1 Corinthians 2, 6-13

Brothers and sisters, there is, to be sure, a certain wisdom which we express among the spiritually mature. It is not a wisdom of this age, however, nor of the rulers of this age, who are headed for destruction. No, what we utter is God’s wisdom: a mysterious, a hidden wisdom.

God planned it before all ages for our glory. None of the rulers of this age knew the mystery; if they had known it, they would never have crucified the Lord of glory.

Of this wisdom it is written: "Eye has not seen ear has not heard, nor has it so much as dawned on us what God has prepared for those who love the Lord."

Yet God has revealed this wisdom to us through the Spirit. The Spirit scrutinizes all matters, even the deep things of God. Who of you, for example, knows your inmost self but your own spirit within you? Similarly, no one knows what lies at the depths of God but the Spirit of God.

The Spirit we have received is not the world’s spirit but God’s Spirit, helping us to recognize the gifts God has given to us. We speak of these, not in words of human wisdom but in words taught by the Spirit, this interpreting spiritual things in spiritual terms.

Matthew 5: 13-17

Jesus said to his disciples, "You are the salt of the earth. But what if salt goes flat? How can you restore its flavor? Then it is good for nothing but to be thrown out and trampled under foot. 
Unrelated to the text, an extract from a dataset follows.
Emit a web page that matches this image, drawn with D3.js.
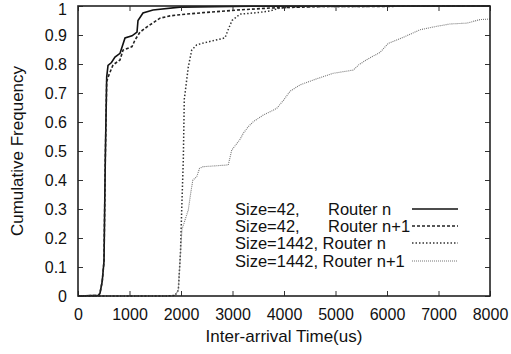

You are the light of the world. A city built on a hill cannot be hidden. You do not light a lamp and then put it under a bushel basket. No, you set it on a stand where it gives light to all in the house. In the same way, your light must shine before the world, so that they may see goodness in your acts and give glory to your heavenly Father.

Do not think that I have come to abolish the law and the prophets. I have come, not to abolish them, but to fulfill them."